Your task:
Restate the whole listing word for word. Pictures are left out.

Data shown:
☆ ☆ ☆

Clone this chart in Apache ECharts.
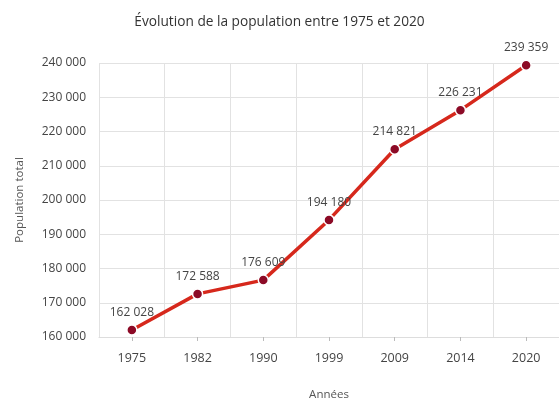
<!DOCTYPE html>
<html>
<head>
<meta charset="utf-8">
<script src="https://cdn.jsdelivr.net/npm/echarts@6/dist/echarts.min.js"></script>
<style>html,body{margin:0;padding:0;background:#fff}#c{width:559px;height:406px}</style>
</head>
<body>
<div id="c"></div>
<script>
const years = ['1975', '1982', '1990', '1999', '2009', '2014', '2020'];
const population = [162028, 172588, 176609, 194180, 214821, 226231, 239359];
const titleText = 'Évolution de la population entre 1975 et 2020';
const yName = 'Population total';
const xName = 'Années';

function fmt(v) {
  return String(v).replace(/\B(?=(\d{3})+(?!\d))/g, ' ');
}

const chart = echarts.init(document.getElementById('c'));
const font = 'Open Sans';
chart.setOption({
  animation: false,
  backgroundColor: '#fff',
  textStyle: { fontFamily: font },
  title: {
    text: titleText,
    left: 'center',
    top: 10,
    textStyle: { fontFamily: font, fontSize: 13.7, fontWeight: 'normal', color: '#333' }
  },
  grid: { left: 99, top: 63, width: 462, height: 284 },
  xAxis: {
    type: 'category',
    data: years,
    boundaryGap: true,
    name: xName,
    nameLocation: 'middle',
    nameGap: 52,
    nameTextStyle: { fontFamily: font, fontSize: 11.5, color: '#555' },
    axisLine: { show: true, lineStyle: { color: '#ddd' } },
    axisTick: { show: true, alignWithLabel: true, length: 4, lineStyle: { color: '#bbb' } },
    axisLabel: { fontFamily: font, fontSize: 12.5, color: '#444', margin: 15 },
    splitLine: { show: true, lineStyle: { color: '#e2e2e2' } }
  },
  yAxis: {
    type: 'value',
    min: 160000,
    max: 240000,
    interval: 10000,
    name: yName,
    nameLocation: 'middle',
    nameGap: 73,
    nameTextStyle: { fontFamily: font, fontSize: 11.5, color: '#555' },
    axisLine: { show: false },
    axisTick: { show: false },
    axisLabel: { fontFamily: font, fontSize: 12, color: '#444', margin: 13, formatter: fmt },
    splitLine: { show: true, lineStyle: { color: '#e2e2e2' } }
  },
  series: [{
    type: 'line',
    data: population,
    symbol: 'circle',
    symbolSize: 10,
    lineStyle: { color: '#d6281c', width: 3.5 },
    itemStyle: { color: '#8c0a26', borderColor: '#fff', borderWidth: 1.5 },
    label: {
      show: true,
      position: 'top',
      distance: 6,
      fontFamily: font,
      fontSize: 12,
      color: '#444',
      formatter: p => fmt(p.value)
    }
  }]
});
</script>
</body>
</html>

☆ ☆ ☆

Solution for this problem:
Clone this chart in Apache ECharts.
<!DOCTYPE html>
<html>
<head>
<meta charset="utf-8">
<script src="https://cdn.jsdelivr.net/npm/echarts@6/dist/echarts.min.js"></script>
<style>html,body{margin:0;padding:0;background:#fff}#c{width:559px;height:406px}</style>
</head>
<body>
<div id="c"></div>
<script>
const years = ['1975', '1982', '1990', '1999', '2009', '2014', '2020'];
const population = [162028, 172588, 176609, 194180, 214821, 226231, 239359];
const titleText = 'Évolution de la population entre 1975 et 2020';
const yName = 'Population total';
const xName = 'Années';

function fmt(v) {
  return String(v).replace(/\B(?=(\d{3})+(?!\d))/g, ' ');
}

const chart = echarts.init(document.getElementById('c'));
const font = 'Open Sans';
chart.setOption({
  animation: false,
  backgroundColor: '#fff',
  textStyle: { fontFamily: font },
  title: {
    text: titleText,
    left: 'center',
    top: 10,
    textStyle: { fontFamily: font, fontSize: 13.7, fontWeight: 'normal', color: '#333' }
  },
  grid: { left: 99, top: 63, width: 462, height: 284 },
  xAxis: {
    type: 'category',
    data: years,
    boundaryGap: true,
    name: xName,
    nameLocation: 'middle',
    nameGap: 52,
    nameTextStyle: { fontFamily: font, fontSize: 11.5, color: '#555' },
    axisLine: { show: true, lineStyle: { color: '#ddd' } },
    axisTick: { show: true, alignWithLabel: true, length: 4, lineStyle: { color: '#bbb' } },
    axisLabel: { fontFamily: font, fontSize: 12.5, color: '#444', margin: 15 },
    splitLine: { show: true, lineStyle: { color: '#e2e2e2' } }
  },
  yAxis: {
    type: 'value',
    min: 160000,
    max: 240000,
    interval: 10000,
    name: yName,
    nameLocation: 'middle',
    nameGap: 73,
    nameTextStyle: { fontFamily: font, fontSize: 11.5, color: '#555' },
    axisLine: { show: false },
    axisTick: { show: false },
    axisLabel: { fontFamily: font, fontSize: 12, color: '#444', margin: 13, formatter: fmt },
    splitLine: { show: true, lineStyle: { color: '#e2e2e2' } }
  },
  series: [{
    type: 'line',
    data: population,
    symbol: 'circle',
    symbolSize: 10,
    lineStyle: { color: '#d6281c', width: 3.5 },
    itemStyle: { color: '#8c0a26', borderColor: '#fff', borderWidth: 1.5 },
    label: {
      show: true,
      position: 'top',
      distance: 6,
      fontFamily: font,
      fontSize: 12,
      color: '#444',
      formatter: p => fmt(p.value)
    }
  }]
});
</script>
</body>
</html>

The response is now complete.